The state also now suggests suspending extracurricular activities to avoid mixing cohorts outside of school until in-person learning is available at all grade levels.
Polis did not set a firm timeline for when classes should resume in-person after most reverted to online education in the fall; however, many districts are planning to phase in students by grade starting with elementary.
Denver Public Schools, for example, expects to welcome all students back for some form of face-to-face education by Feb. 1. Cherry Creek School District announced Tuesday that elementary students would start attending full-time, in-person classes Jan. 11, the same day middle and high schoolers begin a hybrid schedule of two days per week in person.
An empty classroom at the DPS Emily Griffith campus in Denver on Tuesday, Dec. 15, 2020.
More rapid testing
Expanding access to COVID-19 tests, especially those that offer results within 36 to 72 hours, is vital to maintaining in-person learning, educators said.

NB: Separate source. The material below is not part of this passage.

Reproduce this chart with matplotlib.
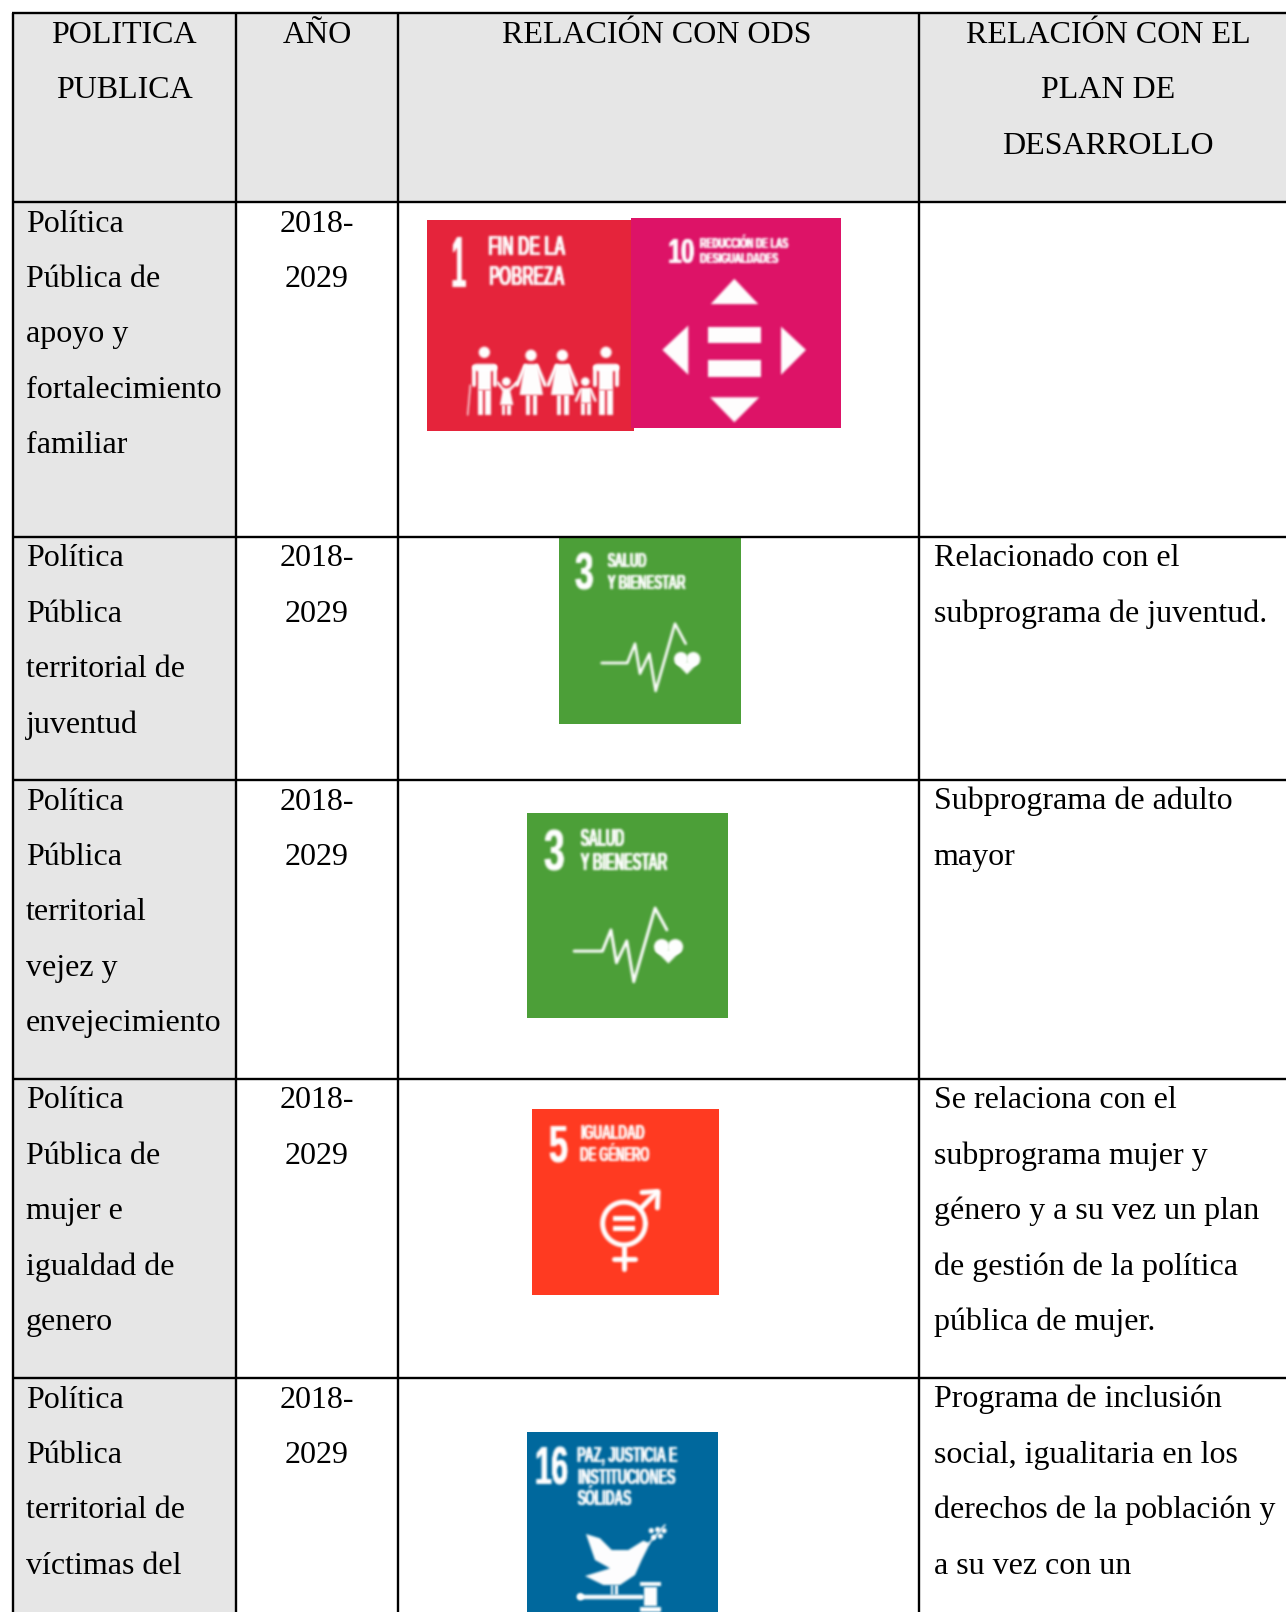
#tabla politicas publicas y ODS

import matplotlib
matplotlib.use('Agg')
import matplotlib.pyplot as plt
from matplotlib.patches import Rectangle, Circle, Polygon
from matplotlib.text import Text
from matplotlib.transforms import Affine2D, Bbox
import numpy as np

# contenido de la tabla
headers = [["POLITICA", "PUBLICA"], ["AÑO"], ["RELACIÓN CON ODS"],
           ["RELACIÓN CON EL", "PLAN DE", "DESARROLLO"]]
politicas = [
    ["Política", "Pública de", "apoyo y", "fortalecimiento", "familiar"],
    ["Política", "Pública", "territorial de", "juventud"],
    ["Política", "Pública", "territorial", "vejez y", "envejecimiento"],
    ["Política", "Pública de", "mujer e", "igualdad de", "genero"],
    ["Política", "Pública", "territorial de", "víctimas del"],
]
anios = ["2018-", "2029"]
relacion_plan = [
    [],
    ["Relacionado con el", "subprograma de juventud."],
    ["Subprograma de adulto", "mayor"],
    ["Se relaciona con el", "subprograma mujer y", "género y a su vez un plan",
     "de gestión de la política", "pública de mujer."],
    ["Programa de inclusión", "social, igualitaria en los",
     "derechos de la población y", "a su vez con un"],
]

# geometria de la pagina en pixeles
W, H = 1286, 1612
col_x = [12.5, 236, 398, 919]
row_y = [13, 202, 537, 780, 1079, 1378]
LINE = 55.4
FS = 23.0
GRIS = '#e6e6e6'
SERIF = ['Liberation Serif', 'DejaVu Serif']
SANS = ['Liberation Sans', 'DejaVu Sans']

fig = plt.figure(figsize=(W / 100, H / 100), dpi=100)
ax = fig.add_axes([0, 0, 1, 1])
ax.set_xlim(0, W)
ax.set_ylim(H, 0)
ax.axis('off')
renderer = fig.canvas.get_renderer()


def blur_alpha(alpha, pad=3):
    alpha = np.pad(alpha, pad)
    kernel = np.array([0.1, 0.22, 0.36, 0.22, 0.1])
    alpha = np.apply_along_axis(lambda a: np.convolve(a, kernel, mode='same'), 0, alpha)
    alpha = np.apply_along_axis(lambda a: np.convolve(a, kernel, mode='same'), 1, alpha)
    out = np.ones(alpha.shape + (4,))
    out[:, :, 3] = alpha
    return out, -pad, -pad


def blur(image, dpi):
    # desenfoque suave, los iconos del original son imagenes de baja resolucion
    return blur_alpha(image[:, :, 3])


def squeeze_blur(factor):
    # las letras de los iconos son muy condensadas, se comprime en horizontal
    def apply(image, dpi):
        alpha = image[:, :, 3]
        n = alpha.shape[1]
        m = max(1, int(round(n * factor)))
        old = np.arange(n)
        new = np.linspace(0, n - 1, m)
        narrow = np.array([np.interp(new, old, row) for row in alpha])
        # al comprimir se pierde grosor, se recupera ensanchando un pixel
        wide = np.pad(narrow, ((0, 0), (0, 1)))
        wide = np.maximum(wide, np.roll(wide, 1, axis=1))
        return blur_alpha(np.minimum(wide * 1.15, 1))
    return apply


class NarrowText(Text):
    # texto comprimido, la caja informa de donde queda la tinta de verdad
    squeeze = 1.0

    def get_window_extent(self, renderer=None, dpi=None):
        bb = super().get_window_extent(renderer, dpi)
        return Bbox.from_extents(bb.x0, bb.y0, bb.x0 + bb.width * self.squeeze, bb.y1)


class Icon:
    # cada icono se dibuja en sus propias coordenadas de diseno
    def __init__(self, box, size, color):
        x0, y0, x1, y1 = box
        self.k = (x1 - x0) / size[0]
        self.tf = Affine2D().scale(self.k, (y1 - y0) / size[1]).translate(x0, y0) + ax.transData
        ax.add_patch(Rectangle((x0, y0), x1 - x0, y1 - y0, fc=color, ec='none', zorder=2))

    def add(self, patch):
        patch.set(transform=self.tf, fc='white', ec='none', zorder=3, agg_filter=blur)
        ax.add_patch(patch)

    def rect(self, x0, y0, x1, y1):
        self.add(Rectangle((x0, y0), x1 - x0, y1 - y0))

    def poly(self, pts):
        self.add(Polygon(pts, closed=True))

    def circle(self, x, y, r):
        self.add(Circle((x, y), r))

    def line(self, pts, width):
        xs, ys = zip(*pts)
        ax.plot(xs, ys, color='white', lw=width * self.k * 0.72, transform=self.tf, zorder=3,
                solid_capstyle='round', solid_joinstyle='round', agg_filter=blur)

    def text(self, x, y, s, cap, width):
        t = NarrowText(x, y, s, transform=self.tf, color='white', fontsize=cap * self.k * 1.02,
                       verticalalignment='baseline', horizontalalignment='left',
                       family=SANS, fontweight='bold', zorder=3)
        ax.add_artist(t)
        t.squeeze = min(1.0, width * self.k / t.get_window_extent(renderer).width)
        t.set_agg_filter(squeeze_blur(t.squeeze))


def icon_pobreza(box):
    ic = Icon(box, (621, 633), '#e5243b')
    ic.text(62, 202, "1", 152, 47)
    ic.text(181, 105, "FIN DE LA", 60, 233)
    ic.text(181, 195, "POBREZA", 60, 228)
    # adultos de los extremos
    for cx in (172, 537):
        ic.circle(cx, 397, 17)
        ic.line([(cx - 26, 440), (cx + 26, 440)], 22)
        ic.rect(cx - 20, 440, cx + 20, 510)
        ic.line([(cx - 32, 440), (cx - 32, 495)], 12)
        ic.line([(cx + 32, 440), (cx + 32, 495)], 12)
        ic.rect(cx - 20, 510, cx - 3, 585)
        ic.rect(cx + 3, 510, cx + 20, 585)
    ic.line([(130, 495), (122, 585)], 4)
    # mujeres
    for cx in (312, 406):
        ic.circle(cx, 406, 17)
        ic.poly([(cx - 20, 432), (cx + 20, 432), (cx + 36, 525), (cx - 34, 525)])
        ic.rect(cx - 16, 525, cx - 3, 585)
        ic.rect(cx + 6, 525, cx + 19, 585)
        ic.line([(cx - 18, 438), (cx - 42, 495)], 11)
        ic.line([(cx + 18, 438), (cx + 42, 495)], 11)
    # ninos
    ic.circle(238, 485, 13)
    ic.poly([(228, 505), (248, 505), (259, 555), (219, 555)])
    ic.rect(224, 555, 235, 585)
    ic.rect(241, 555, 252, 585)
    ic.line([(230, 510), (212, 488)], 8)
    ic.line([(246, 510), (270, 488)], 8)
    ic.circle(475, 485, 13)
    ic.rect(461, 505, 491, 550)
    ic.rect(462, 550, 474, 585)
    ic.rect(479, 550, 491, 585)
    ic.line([(461, 510), (447, 542)], 8)
    ic.line([(491, 510), (505, 542)], 8)


def icon_desigualdad(box):
    ic = Icon(box, (630, 629), '#dd1367')
    ic.text(107, 135, "10", 75, 80)
    ic.text(204, 90, "REDUCCIÓN DE LAS", 32, 266)
    ic.text(204, 135, "DESIGUALDADES", 32, 236)
    ic.poly([(310, 182), (239, 258), (382, 258)])
    ic.poly([(172, 322), (172, 470), (94, 395)])
    ic.poly([(450, 325), (450, 470), (525, 395)])
    ic.poly([(237, 537), (385, 537), (310, 612)])
    ic.rect(230, 325, 390, 375)
    ic.rect(230, 425, 390, 477)


def icon_salud(box):
    ic = Icon(box, (546, 561), '#4c9f38')
    ic.text(43, 158, "3", 110, 58)
    ic.text(143, 90, "SALUD", 44, 120)
    ic.text(143, 157, "Y BIENESTAR", 44, 235)
    ic.line([(128, 378), (205, 378), (228, 320), (243, 410), (271, 350), (290, 462),
             (348, 260), (380, 320)], 8)
    ic.circle(366, 366, 21)
    ic.circle(403, 366, 21)
    ic.poly([(347, 374), (421, 374), (384, 412)])


def icon_genero(box):
    ic = Icon(box, (561, 557), '#ff3a21')
    ic.text(46, 156, "5", 110, 58)
    ic.text(142, 90, "IGUALDAD", 44, 192)
    ic.text(142, 155, "DE GÉNERO", 44, 208)
    th = np.linspace(0, 2 * np.pi, 80)
    ic.line(list(zip(276 + 64 * np.cos(th), 343 + 64 * np.sin(th))), 15)
    ic.rect(244, 321, 309, 335)
    ic.rect(244, 351, 309, 365)
    ic.line([(276, 413), (276, 478)], 15)
    ic.line([(247, 448), (310, 448)], 15)
    ic.line([(327, 297), (372, 252)], 15)
    ic.line([(330, 250), (378, 247), (376, 296)], 15)


def icon_paz(box):
    ic = Icon(box, (573, 573), '#00689d')
    ic.text(16, 157, "16", 115, 103)
    ic.text(147, 89, "PAZ, JUSTICIA E", 46, 303)
    ic.text(147, 157, "INSTITUCIONES", 46, 295)
    ic.text(147, 219, "SÓLIDAS", 46, 165)
    ic.poly([(177, 306), (219, 319), (254, 354), (304, 354), (349, 326), (369, 334), (344, 384),
             (324, 429), (279, 459), (229, 459), (174, 432), (249, 409), (204, 384)])
    ic.line([(364, 336), (414, 279)], 5)
    for lx, ly in [(373, 296), (392, 293), (380, 316), (400, 312), (411, 296)]:
        ic.circle(lx, ly, 8)
    ic.rect(251, 459, 258, 490)
    ic.rect(265, 459, 272, 490)
    ic.line([(160, 494), (345, 494)], 13)
    ic.circle(160, 494, 11)
    ic.rect(339, 449, 401, 461)
    ic.rect(350, 465, 390, 522)
    ic.rect(339, 526, 401, 539)


# fondos grises
ax.add_patch(Rectangle((col_x[0], row_y[0]), W - col_x[0], row_y[1] - row_y[0], fc=GRIS, ec='none', zorder=0))
ax.add_patch(Rectangle((col_x[0], row_y[1]), col_x[1] - col_x[0], H - row_y[1], fc=GRIS, ec='none', zorder=0))

# lineas de la tabla
for y in row_y:
    ax.plot([col_x[0] - 1, W], [y, y], color='black', lw=1.7, zorder=4, solid_capstyle='butt')
for x in col_x:
    ax.plot([x, x], [row_y[0], H], color='black', lw=1.7, zorder=4, solid_capstyle='butt')


def cell_text(x, y, lines, ha='left'):
    for i, s in enumerate(lines):
        ax.text(x, y + i * LINE, s, ha=ha, va='baseline', fontsize=FS, family=SERIF, color='black', zorder=5)


# encabezado
header_x = [124, 317, 657, 1108]
for x, lines in zip(header_x, headers):
    cell_text(x, 43, lines, ha='center')

# filas
for i in range(len(politicas)):
    base = row_y[i + 1] + 29.5
    cell_text(26, base, politicas[i])
    cell_text(317, base, anios, ha='center')
    cell_text(933.5, base, relacion_plan[i])

# iconos ODS
icon_pobreza((427, 220, 634, 431))
icon_desigualdad((631, 218, 841, 428))
icon_salud((559, 537, 741, 724))
icon_salud((527, 813, 728, 1018))
icon_genero((532, 1109, 719, 1295))
icon_paz((527, 1432, 718, 1623))

fig.savefig('out.png', dpi=100)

Many districts already offered free testing to teachers and other staff members through COVIDCheck Colorado, but that will also now be available to students, said company chairman Mike Johnston.
COVIDCheck also plans to expand into surveillance testing, meaning nurses can regularly test students on campus using saliva samples and receive results within 24 hours.
“We think this capacity enables the districts be able to open and open in the safest possible way to keep an eye on both staff prevalence (of COVID) as well as student prevalence,” Johnston said.
Rapid testing also will enable students and staff to return from quarantine more quickly. According to the Colorado Department of Public Health and Environment, quarantined individuals may return to school after 10 days, down from 14, or after seven days if they test negative for the virus after day five and do not experience symptoms.
To minimize disruptions to in-person learning, the state health department also approved schools to use what it calls “targeted contact identification” to determine who must quarantine when a positive case of COVID-19 pops up. The rules dictate only close contacts, or those who were within 6 feet of an infected person for 15 minutes or more, must quarantine instead of entire cohorts of students and staff.
Polis said Tuesday that the state will support districts with additional resources for contact tracing, testing and personal protection equipment.
Despite encouraging data that leaders said give them confidence schools can safely reopen, many challenges remain.
Corey Wise, interim superintendent of Douglas County School District, said staffing shortages will continue to hinder operations and called on community members to apply to be bus drivers, substitute teachers and educational assistants.
Aurora Public Schools Superintendent Rico Munn emphasized the need for financial support to offset declining enrollment and new district investments related to COVID-19. And as the first doses of Pfizer’s vaccine were administered this week, the superintendents called on Polis to move teachers and support staff to the front of the line to receive it.
Currently, school staff are listed in Phase 2 of Colorado’s vaccine rollout planning, meaning the earliest they would receive access would be in the spring. Wise said that’s not soon enough.
“We really need to advocate for our staff — our school staff, our bus drivers, our educational assistants — to be able to provide that education in person,” he said. “If we can move our teachers and school staff up a tier and get those vaccinations earlier, that’s going to be huge and a game-changer, not only for education, but also for our society and community.”